Франкенштейн (Браннер, Блох) - страница 285

— Нет, пожалуйста…

— И когда он будет досконально, стопроцентно выпотрошен — или когда его тело сожрет изнутри само себя, — когда не останется ничего, кроме дышащего мешка, набитого собственным дерьмом, знаете, что с ним сделают тогда? Знаете? Тогда с него начнут сдирать кожу: с рук, с ног, с черепа, по паре миллиметров зараз, для наращивания, пересадки и перепересадки, пока…

— Хватит!

— Заберите его, Эмили! Заберите вашего Уильяма оттуда сегодня же, сейчас же, прежде чем техники приберут его к своим кровавым рукам! Ничего не подписывайте! Везите его домой! Берите его и похороните навечно! Сделайте это для него. И для себя. Подарите ему покой. Сделайте ему этот последний, самый ценный подарок! Даруйте ему мир! Вы же можете это сделать, можете? Вы можете?

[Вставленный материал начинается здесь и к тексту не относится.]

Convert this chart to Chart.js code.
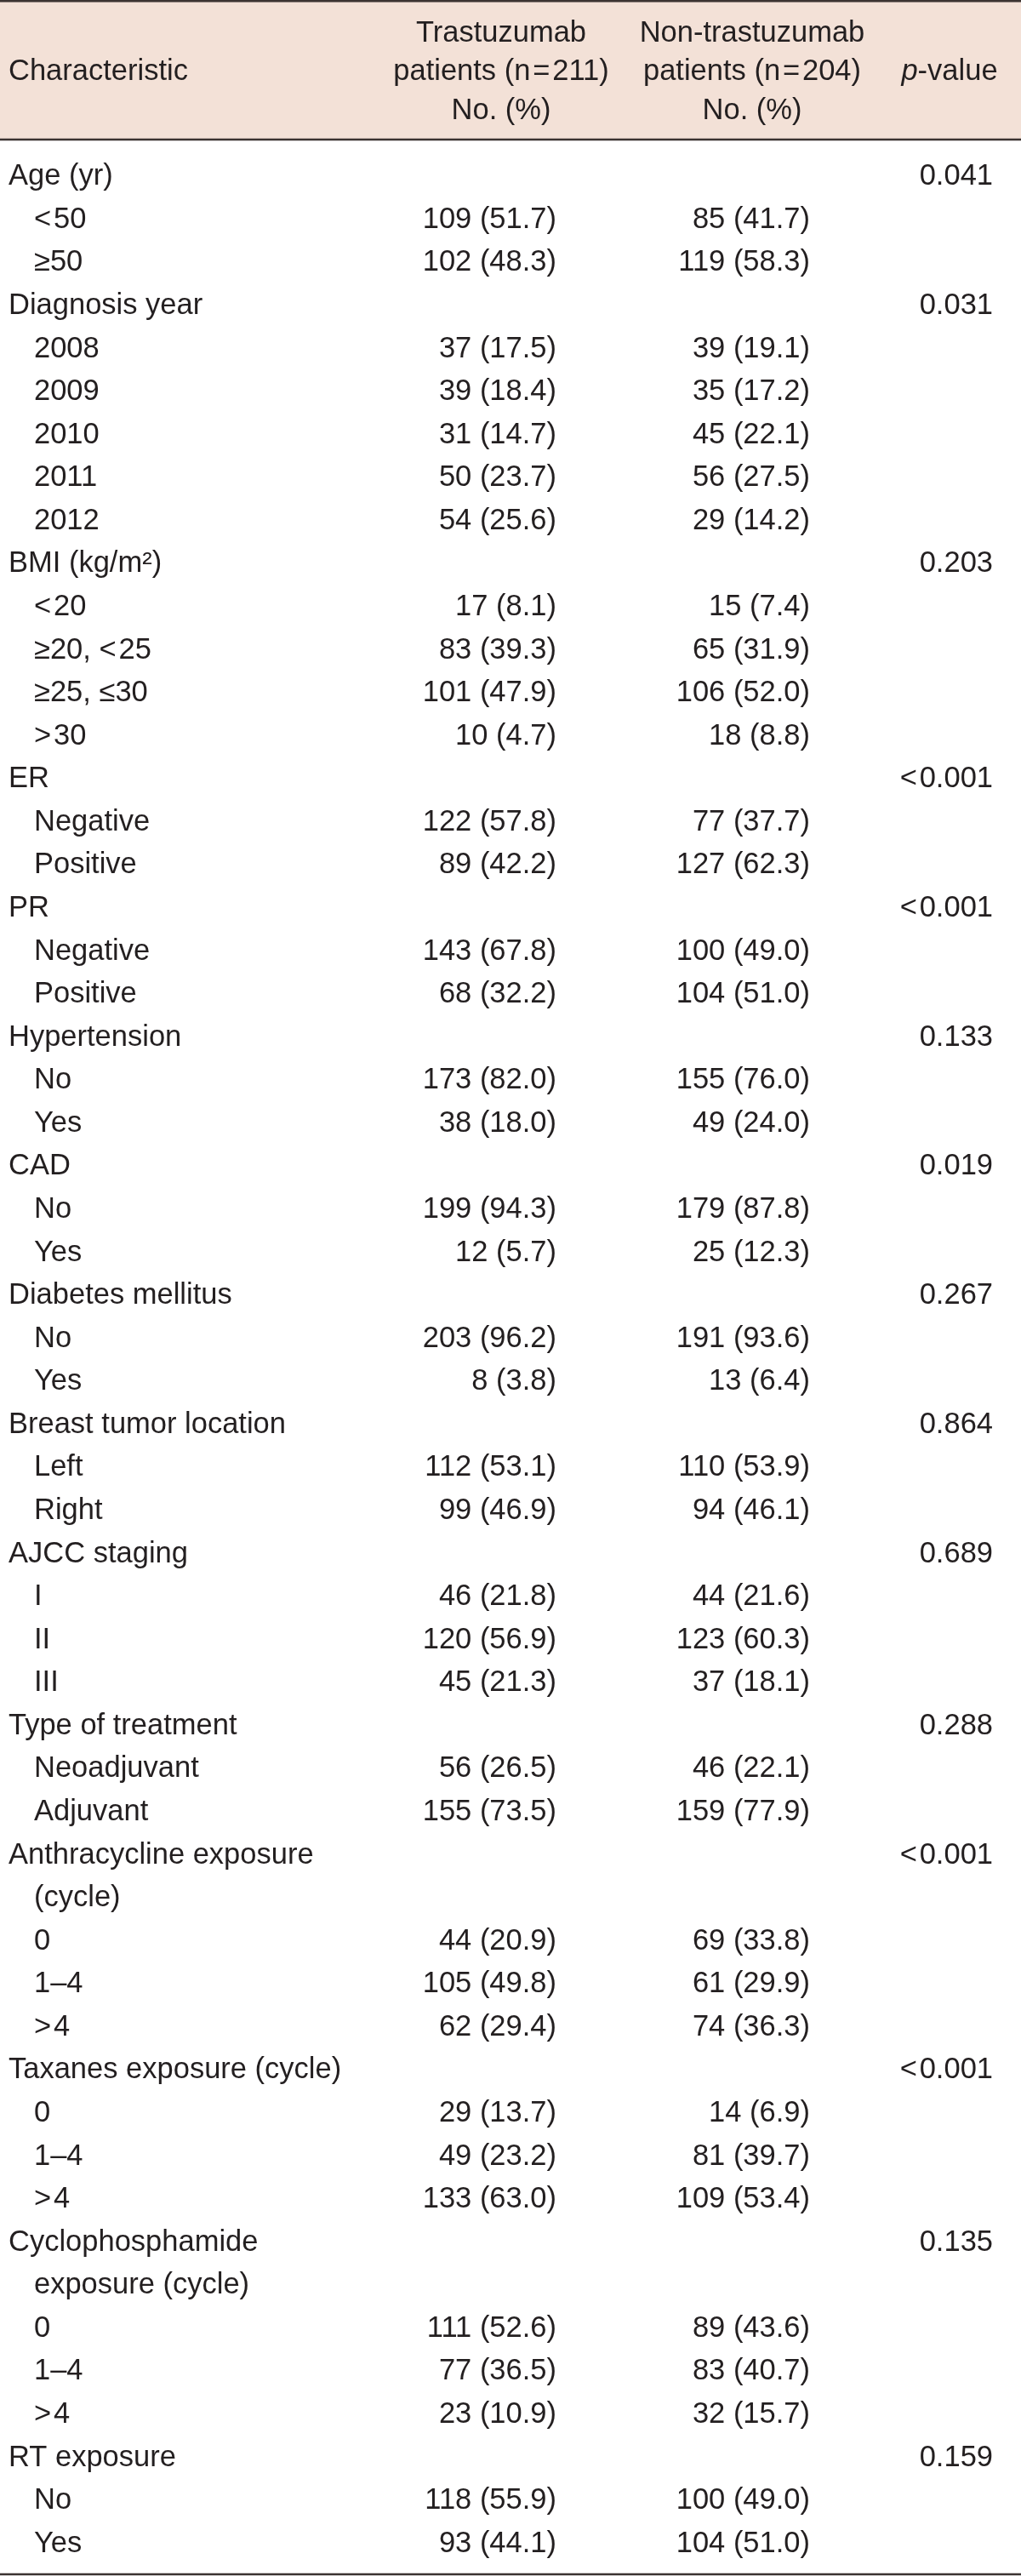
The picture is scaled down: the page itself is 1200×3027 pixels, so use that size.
<!DOCTYPE html>
<html lang="en">
<head>
<meta charset="UTF-8">
<title>Baseline characteristics</title>
<script src="https://cdn.jsdelivr.net/npm/chart.js"></script>
<style>
  html, body { margin: 0; padding: 0; background: #fff; }
  #wrap { width: 1200px; height: 3027px; position: relative; }
</style>
</head>
<body>
<div id="wrap"><canvas id="table-chart" aria-label="Baseline characteristics table"></canvas></div>
<script>
// ---- table content ----
const columnHeads = [
    ['Trastuzumab', 'patients (n\u200a=\u200a211)', 'No. (%)'],
    ['Non-trastuzumab', 'patients (n\u200a=\u200a204)', 'No. (%)']
];
const groups = [
    ['Age (yr)'], ['Diagnosis year'], ['BMI (kg/m\u00b2)'], ['ER'], ['PR'],
    ['Hypertension'], ['CAD'], ['Diabetes mellitus'], ['Breast tumor location'],
    ['AJCC staging'], ['Type of treatment'], ['Anthracycline exposure', '(cycle)'],
    ['Taxanes exposure (cycle)'], ['Cyclophosphamide', 'exposure (cycle)'], ['RT exposure']
];
const pValues = ['0.041', '0.031', '0.203', '<\u200a0.001', '<\u200a0.001', '0.133', '0.019',
    '0.267', '0.864', '0.689', '0.288', '<\u200a0.001', '<\u200a0.001', '0.135', '0.159'];
const subgroups = [
    ['<\u200a50', '\u226550'],
    ['2008', '2009', '2010', '2011', '2012'],
    ['<\u200a20', '\u226520, <\u200a25', '\u226525, \u226430', '>\u200a30'],
    ['Negative', 'Positive'],
    ['Negative', 'Positive'],
    ['No', 'Yes'],
    ['No', 'Yes'],
    ['No', 'Yes'],
    ['Left', 'Right'],
    ['I', 'II', 'III'],
    ['Neoadjuvant', 'Adjuvant'],
    ['0', '1\u20134', '>\u200a4'],
    ['0', '1\u20134', '>\u200a4'],
    ['0', '1\u20134', '>\u200a4'],
    ['No', 'Yes']
];
const trastN = [[109, 102], [37, 39, 31, 50, 54], [17, 83, 101, 10], [122, 89], [143, 68],
    [173, 38], [199, 12], [203, 8], [112, 99], [46, 120, 45], [56, 155], [44, 105, 62],
    [29, 49, 133], [111, 77, 23], [118, 93]];
const trastPct = [[51.7, 48.3], [17.5, 18.4, 14.7, 23.7, 25.6], [8.1, 39.3, 47.9, 4.7],
    [57.8, 42.2], [67.8, 32.2], [82.0, 18.0], [94.3, 5.7], [96.2, 3.8], [53.1, 46.9],
    [21.8, 56.9, 21.3], [26.5, 73.5], [20.9, 49.8, 29.4], [13.7, 23.2, 63.0],
    [52.6, 36.5, 10.9], [55.9, 44.1]];
const nonN = [[85, 119], [39, 35, 45, 56, 29], [15, 65, 106, 18], [77, 127], [100, 104],
    [155, 49], [179, 25], [191, 13], [110, 94], [44, 123, 37], [46, 159], [69, 61, 74],
    [14, 81, 109], [89, 83, 32], [100, 104]];
const nonPct = [[41.7, 58.3], [19.1, 17.2, 22.1, 27.5, 14.2], [7.4, 31.9, 52.0, 8.8],
    [37.7, 62.3], [49.0, 51.0], [76.0, 24.0], [87.8, 12.3], [93.6, 6.4], [53.9, 46.1],
    [21.6, 60.3, 18.1], [22.1, 77.9], [33.8, 29.9, 36.3], [6.9, 39.7, 53.4],
    [43.6, 40.7, 15.7], [49.0, 51.0]];

// ---- layout (row units on the y scale, pixels on the x scale) ----
const FONT_SIZE = 34.5;
const FONT_FAMILY = '"Liberation Sans", Arial, Helvetica, sans-serif';
const TEXT_COLOR = '#231f20';
const HEAD_BG = '#f3e1d7';
const RULE_COLOR = '#3b3331';
const Y_MIN = -4.054, Y_MAX = 55.804;   // canvas top / bottom in rows
const HEAD_LINES = [-3.322, -2.432, -1.523];
const RULE_TOP = -4.03, RULE_HEAD = -0.81, RULE_BOTTOM = 55.765;
const X_GROUP = 10, X_SUB = 40, X_TRAST = 654, X_NON = 952, X_P = 1167;
const X_HEAD_TRAST = 589, X_HEAD_NON = 884, X_HEAD_P = 1116;

// build the cell points
const labelPts = [], trastPts = [], nonPts = [], pPts = [];
let row = 0;
groups.forEach((g, gi) => {
    g.forEach((line, li) => {
        labelPts.push({ x: li === 0 ? X_GROUP : X_SUB, y: row, text: line });
        if (li === 0) pPts.push({ x: X_P, y: row, text: pValues[gi] });
        row++;
    });
    subgroups[gi].forEach((s, si) => {
        labelPts.push({ x: X_SUB, y: row, text: s });
        trastPts.push({ x: X_TRAST, y: row, text: trastN[gi][si] + ' (' + trastPct[gi][si].toFixed(1) + ')' });
        nonPts.push({ x: X_NON, y: row, text: nonN[gi][si] + ' (' + nonPct[gi][si].toFixed(1) + ')' });
        row++;
    });
});

const headLeft = [{ x: X_GROUP, y: HEAD_LINES[1], text: 'Characteristic' }];
const headCenter = [];
columnHeads[0].forEach((t, i) => headCenter.push({ x: X_HEAD_TRAST, y: HEAD_LINES[i], text: t }));
columnHeads[1].forEach((t, i) => headCenter.push({ x: X_HEAD_NON, y: HEAD_LINES[i], text: t }));
headCenter.push({ x: X_HEAD_P, y: HEAD_LINES[1], text: [['p', true], ['-value', false]] });

function drawRich(ctx, text, x, y, align) {
    const segs = typeof text === 'string' ? [[text, false]] : text;
    let w = 0;
    const widths = segs.map(s => {
        ctx.font = (s[1] ? 'italic ' : '') + FONT_SIZE + 'px ' + FONT_FAMILY;
        const m = ctx.measureText(s[0]).width;
        w += m;
        return m;
    });
    let cx = align === 'right' ? x - w : align === 'center' ? x - w / 2 : x;
    const base = y + FONT_SIZE * 0.358;
    segs.forEach((s, i) => {
        ctx.font = (s[1] ? 'italic ' : '') + FONT_SIZE + 'px ' + FONT_FAMILY;
        ctx.fillText(s[0], cx, base);
        cx += widths[i];
    });
}

const tablePlugin = {
    id: 'tableDraw',
    beforeDatasetsDraw(chart) {
        const ctx = chart.ctx;
        const xs = chart.scales.x, ys = chart.scales.y;
        const left = xs.getPixelForValue(0), right = xs.getPixelForValue(1200);
        ctx.save();
        ctx.fillStyle = HEAD_BG;
        const top = ys.getPixelForValue(Y_MIN), hb = ys.getPixelForValue(RULE_HEAD);
        ctx.fillRect(left, top, right - left, hb - top);
        ctx.strokeStyle = RULE_COLOR;
        ctx.lineWidth = 2.5;
        [RULE_TOP, RULE_HEAD, RULE_BOTTOM].forEach(v => {
            const py = ys.getPixelForValue(v);
            ctx.beginPath();
            ctx.moveTo(left, py);
            ctx.lineTo(right, py);
            ctx.stroke();
        });
        ctx.restore();
    },
    afterDatasetsDraw(chart) {
        const ctx = chart.ctx;
        ctx.save();
        ctx.fillStyle = TEXT_COLOR;
        ctx.textAlign = 'left';
        ctx.textBaseline = 'alphabetic';
        chart.data.datasets.forEach((ds, i) => {
            const meta = chart.getDatasetMeta(i);
            meta.data.forEach((el, j) => drawRich(ctx, ds.data[j].text, el.x, el.y, ds.align));
        });
        ctx.restore();
    }
};

const cellSet = (label, data, align) => ({
    label, data, align, pointRadius: 0, pointHoverRadius: 0, showLine: false
});

new Chart(document.getElementById('table-chart'), {
    type: 'scatter',
    data: {
        datasets: [
            cellSet('head-left', headLeft, 'left'),
            cellSet('head-center', headCenter, 'center'),
            cellSet('Characteristic', labelPts, 'left'),
            cellSet('Trastuzumab', trastPts, 'right'),
            cellSet('Non-trastuzumab', nonPts, 'right'),
            cellSet('p-value', pPts, 'right')
        ]
    },
    options: {
        responsive: true,
        maintainAspectRatio: false,
        animation: false,
        events: [],
        layout: { padding: 0 },
        plugins: { legend: { display: false }, tooltip: { enabled: false } },
        scales: {
            x: { type: 'linear', min: 0, max: 1200, display: false },
            y: { type: 'linear', min: Y_MIN, max: Y_MAX, reverse: true, display: false }
        }
    },
    plugins: [tablePlugin]
});
</script>
</body>
</html>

Далеко-далеко, на другом конце города, глухо стукнула брошенная на рычаг трубка. И только тогда я услышал другой звук — звук, который я счастлив был бы не слышать никогда.

«Удачи, Эмили, — подумал я, рыдая. — Удачи».

Я продолжил свое ночное бдение.

Я пытался очнуться — и не мог.

III

Перед дверью моего дома стоит машина. Она жрет людей, пережевывает их и выплевывает только то, что не может использовать. Она хочет добраться до меня, знаю, хочет, но я ей не дамся.

Звонок, которого я жду, никогда не раздастся.

Теперь я в этом уверен. Врач, или медсестра, или секретарь, или автоответчик никогда не известят меня о том, что все кончено, что процедура более нерентабельна и ее останки выдадут мне для захоронения или кремации. Ни вчера, ни сегодня — никогда.

Я резал ее артерии украденным скальпелем. Я вгонял ледоруб в ее мозг, надеясь повредить двигательные центры. Я защемлял ее нервные узлы. Я прокалывал ей барабанные перепонки. Я вгонял в нее иглы, пытаясь проткнуть сердце или легкие. Я прятал щелочь в складки ее шеи. Я повредил ей глаза. Но все бесполезно. Моих усилий никогда не достаточно.

Они никогда не отпустят ее.

Когда я сегодня приду в больницу, ее не будет в палате. Ее уже отдадут интернам для спинномозговых пункций и артериограмм, для хирургической практики на кадавре — не живом и не мертвом. Она окажется во власти мясников, студентов-первогодков с их ржавыми тупыми ножами, любителей поперечных разрезов…

Но я знаю, что сделаю.

Я обыщу все этажи, все лаборатории, распахну все потайные двери крыла, и, когда я найду ее, я ее тихонько выкраду; я обеспечу ей безопасный проход. Я же могу это сделать, могу ведь? Я доставлю ее туда, куда даже им не дотянуться, — за границы, отделяющие живых от мертвых. Я перенесу ее через порог в иной мир, где бы он ни был.